Solution to the Customer’s Problem
Next, in this section, we are going to discuss the solutions for the problems we found above. First, let’s look at in more detail the factors that are affecting the TCP receive window.
1. TCP Receive Buffer
In Linux, the size of the TCP Receive Window depends on the size of the TCP receive buffer. By default, the size of the TCP receive buffer is dynamically adjusted by the kernel according to the available memory of the system and kernel parameter
net.ipv4.tcp_rmem. The parameter
net.ipv4.tcp_rmem is introduced in Linux 2.4. The settings include: min, default, max. So the system level is as follows:
Next, parameter used can be defined as so:
- min: the minimum size of each TCP socket receive buffer. The default value is 4 KB.
- default: the default size of the TCP socket receive buffer. This value can overwrite the initial default buffer size defined by the global setting net.core.rmem_default. The default value is 87380 bytes.

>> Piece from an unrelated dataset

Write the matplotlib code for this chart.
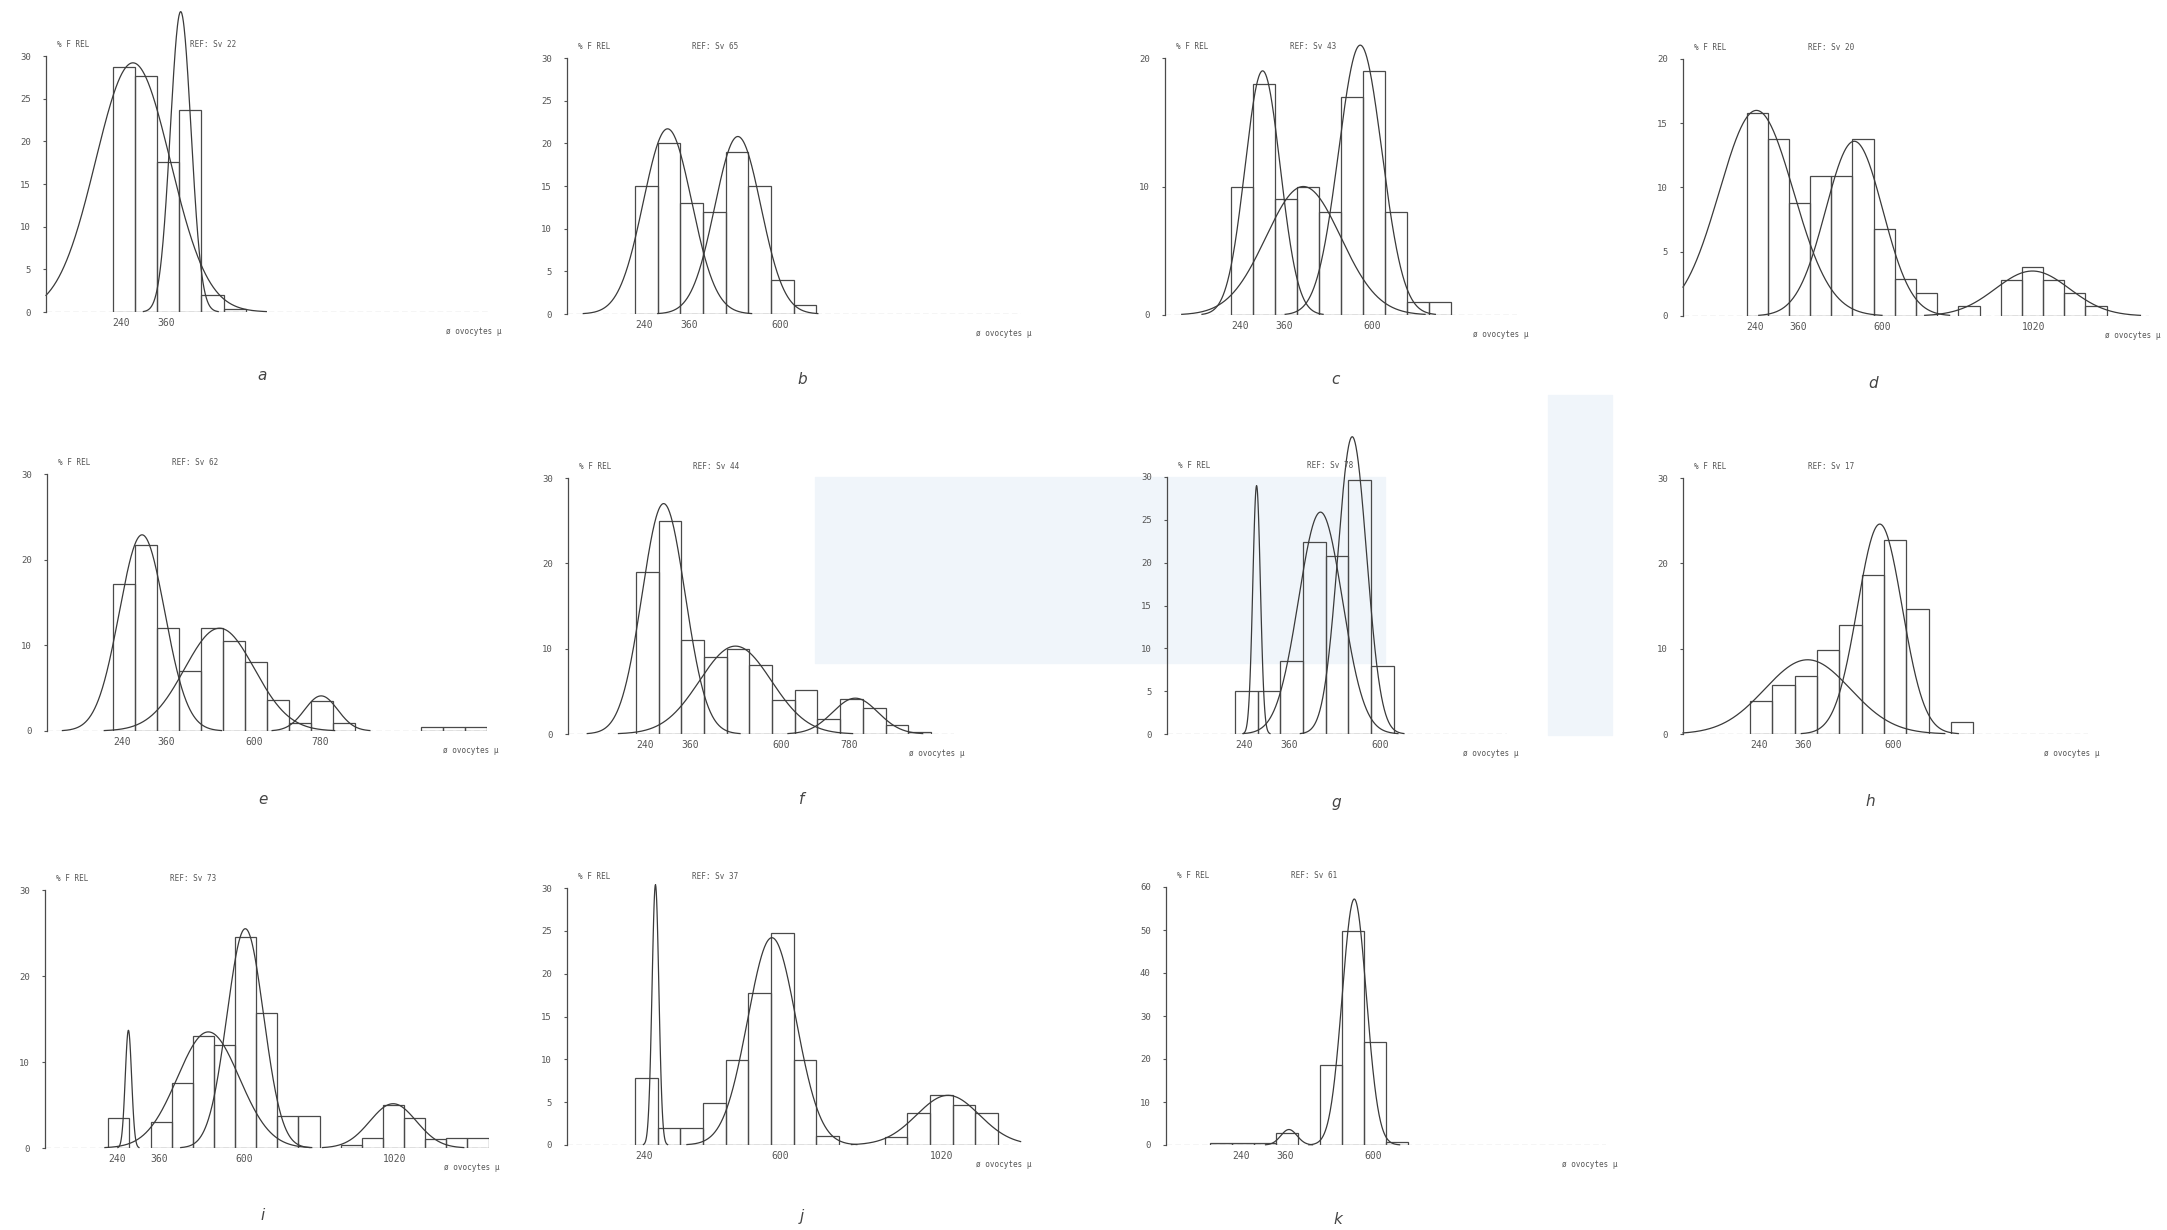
import numpy as np
import matplotlib.pyplot as plt
from matplotlib.patches import Rectangle

# relative frequency (%) per 60 micron class, class start given by *_start
a_start = 240
a_pct = [28.7, 27.7, 17.6, 23.7, 2.0, 0.3]
b_start = 240
b_pct = [15, 20, 13, 12, 19, 15, 4, 1]
c_start = 240
c_pct = [10, 18, 9, 10, 8, 17, 19, 8, 1, 1]
d_start = 240
d_pct = [15.8, 13.8, 8.8, 10.9, 10.9, 13.8, 6.8, 2.9, 1.8, 0, 0.8, 0, 2.8, 3.8, 2.8, 1.8, 0.8]
e_start = 240
e_pct = [17.2, 21.7, 12, 7, 12, 10.5, 8.1, 3.6, 0.9, 3.5, 0.9, 0, 0, 0, 0.5, 0.5, 0.5]
f_start = 240
f_pct = [19, 25, 11, 9, 10, 8.1, 4, 5.1, 1.8, 4.1, 3, 1, 0.2]
g_start = 240
g_pct = [5, 5, 8.5, 22.4, 20.8, 29.7, 7.9]
h_start = 240
h_pct = [3.9, 5.8, 6.8, 9.8, 12.8, 18.6, 22.7, 14.6, 0, 1.4]
i_start = 240
i_pct = [3.5, 0, 3, 7.6, 13, 12, 24.5, 15.7, 3.7, 3.7, 0, 0.4, 1.2, 5, 3.5, 1, 1.2, 1.2]
j_start = 240
j_pct = [7.8, 2, 2, 4.9, 9.9, 17.7, 24.7, 9.9, 1, 0, 0, 0.9, 3.7, 5.8, 4.7, 3.7]
k_start = 180
k_pct = [0.5, 0.4, 0.5, 2.7, 0, 18.5, 49.7, 23.9, 0.8]

# fitted normal components: (mean, sd, peak height)
a_fits = [(295, 101, 29.2), (424, 28, 35.2)]
b_fits = [(326, 64, 21.7), (512, 61, 20.8)]
c_fits = [(326, 48, 19.0), (437, 102, 10.0), (592, 59, 21.0)]
d_fits = [(268, 105, 16.0), (545, 81, 13.6), (1050, 105, 3.5)]
e_fits = [(319, 62, 22.9), (530, 95, 12.0), (807, 45, 4.1)]
f_fits = [(313, 57, 27.0), (503, 95, 10.3), (820, 60, 4.2)]
g_fits = [(297, 10, 29.0), (466, 58, 25.9), (550, 38, 34.7)]
h_fits = [(395, 115, 8.7), (589, 60, 24.6)]
i_fits = [(297, 9, 13.7), (524, 88, 13.5), (629, 52, 25.5), (1049, 66, 5.15)]
j_fits = [(294, 9, 30.4), (602, 64, 24.2), (1068, 83, 5.8)]
k_fits = [(395, 22, 3.6), (573, 33, 57.2)]

refs = ["22", "65", "43", "20", "62", "44", "78", "17", "73", "37", "61"]
letters = ["a", "b", "c", "d", "e", "f", "g", "h", "i", "j", "k"]
xlabels = [[240, 360], [240, 360, 600], [240, 360, 600], [240, 360, 600, 1020],
           [240, 360, 600, 780], [240, 360, 600, 780], [240, 360, 600],
           [240, 360, 600], [240, 360, 600, 1020], [240, 600, 1020], [240, 360, 600]]
yscales = [(30, 5), (30, 5), (20, 10), (20, 5), (30, 10), (30, 10), (30, 5),
           (30, 10), (30, 10), (30, 5), (60, 10)]

starts = [a_start, b_start, c_start, d_start, e_start, f_start, g_start, h_start,
          i_start, j_start, k_start]
pcts = [a_pct, b_pct, c_pct, d_pct, e_pct, f_pct, g_pct, h_pct, i_pct, j_pct, k_pct]
fits = [a_fits, b_fits, c_fits, d_fits, e_fits, f_fits, g_fits, h_fits, i_fits,
        j_fits, k_fits]

# layout in pixels: left, y of top, y of zero, x max, px per unit
boxes = [(46, 56, 312, 1260, 0.370), (567, 58, 314, 1260, 0.378),
         (1165, 58, 315, 1020, 0.367), (1683, 59, 316, 1380, 0.353),
         (47, 474, 731, 1260, 0.367), (568, 478, 734, 1080, 0.378),
         (1167, 477, 734, 960, 0.378), (1683, 478, 734, 1150, 0.372),
         (45, 890, 1148, 1320, 0.352), (567, 888, 1145, 1260, 0.378),
         (1166, 887, 1145, 1260, 0.367)]
letter_pos = [(262, 376), (802, 380), (1335, 380), (1873, 383), (263, 799),
              (802, 799), (1336, 802), (1870, 802), (263, 1216), (802, 1216),
              (1338, 1219)]

W, H = 2167, 1230
ink = "#4a4a4a"
mono = "DejaVu Sans Mono"

fig = plt.figure(figsize=(W / 100, H / 100), dpi=100)
# faint bluish patches of the scanned page
fig.patches.append(Rectangle((815 / W, 1 - 663 / H), 570 / W, 186 / H,
                             transform=fig.transFigure, color="#f0f5fa", zorder=-5))
fig.patches.append(Rectangle((1548 / W, 1 - 735 / H), 64 / W, 340 / H,
                             transform=fig.transFigure, color="#f0f5fa", zorder=-5))

for n in range(11):
    L, top, bot, xmax, sc = boxes[n]
    xmin = 60
    ax = fig.add_axes([L / W, 1 - bot / H, (xmax - xmin) * sc / W, (bot - top) / H])
    ax.patch.set_alpha(0)
    ymax, ystep = yscales[n]
    ax.set_xlim(xmin, xmax)
    ax.set_ylim(0, ymax)

    # histogram outline
    lefts = starts[n] + 60 * np.arange(len(pcts[n]))
    hts = np.array(pcts[n])
    keep = hts > 0
    ax.bar(lefts[keep], hts[keep], width=60, align="edge", fill=False,
           edgecolor=ink, linewidth=0.9)

    # normal components
    xs = np.linspace(xmin, xmax, 1200)
    for mu, sd, pk in fits[n]:
        ys = pk * np.exp(-0.5 * ((xs - mu) / sd) ** 2)
        m = ys > 0.05
        ax.plot(xs[m], ys[m], color="#3a3a3a", lw=0.9, clip_on=False)

    # dashed zero line
    ax.plot([xmin, xmax], [0, 0], color=ink, lw=0.8, ls=(0, (5, 3)))

    for s in ["top", "right", "bottom"]:
        ax.spines[s].set_visible(False)
    ax.spines["left"].set_color(ink)
    ax.spines["left"].set_linewidth(0.9)

    ax.set_yticks(np.arange(0, ymax + 1, ystep))
    ax.tick_params(axis="y", length=2, pad=9, labelsize=6.5, colors="#555",
                   labelfontfamily=mono)
    ax.set_xticks(xlabels[n])
    ax.set_xticklabels([str(v) for v in xlabels[n]], ha="left")
    ax.tick_params(axis="x", length=0, pad=4, labelsize=7, colors="#555",
                   labelfontfamily=mono)

    ax.annotate("ø ovocytes µ", xy=(xmax, 0), xytext=(8, -14), textcoords="offset points",
                ha="right", va="center", fontsize=5.5, family=mono, color="#555")
    ax.annotate("% F REL", xy=(0, 1), xycoords="axes fraction", xytext=(8, 8),
                textcoords="offset points", ha="left", va="center", fontsize=5.5,
                family=mono, color="#555")
    ref_dx = 104 if n == 0 else (101 if n == 6 else 90)
    ax.annotate("REF: Sv " + refs[n], xy=(0, 1), xycoords="axes fraction",
                xytext=(ref_dx, 8), textcoords="offset points", ha="left",
                va="center", fontsize=5.5, family=mono, color="#555")

    lx, ly = letter_pos[n]
    fig.text(lx / W, 1 - ly / H, letters[n], ha="center", va="center",
             fontsize=11, style="italic", color="#444")

fig.savefig("out.png", dpi=100)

- max: the maximum size of each TCP socket receive buffer. This value cannot overwrite the global setting net.core.rmem_max.
The following is the default setting for an ECS instance with kernel version 3.10.0 and 8 GB memory:
sysctl -a | grep tcp_rmem
net.ipv4.tcp_rmem = 4096 87380 6291456
At the same time, the size of the TCP receive buffer is not equal to the size of the TCP Receive Window.
bytes/2^tcp_adv_win_scale of the size is allocated to the application. If the size of
net.ipv4.tcp_adv_win_scale is 2, this indicates that 1/4 of the TCP buffer is allocated to the application, and TCP allocates the remaining 3/4 to the TCP Receive Window.
Next, let’s look at the process settings. The process can use the system to call
setsockopt() to set the socket property, and use the
SO_RCVBUF parameter to manually set the size of the TCP receive buffer. For example, NGINX can configure
rcvbuf=size in the Listen command.
Next, as we discussed before in this blog, to make the TCP Receive Window exceed 64 KB, the TCP Window Scale option field needs to be used. In the kernel parameter setting of the system, the corresponding parameter is the
net.ipv4.tcp_window_scaling parameter, which is enabled by default. However, in this case, we found that it is clearly not because of
net.ipv4.tcp_window_scaling. This is because the size of the TCP Receive Window is still much smaller than 64 KB in size.
So, overall, after checking the relevant kernel parameters, no problem was actually found. Finally, it is clear that the problem is caused by the
rcvbuf value being set too small on the Web server. After adjusting the parameters, the upload speed was significantly improved.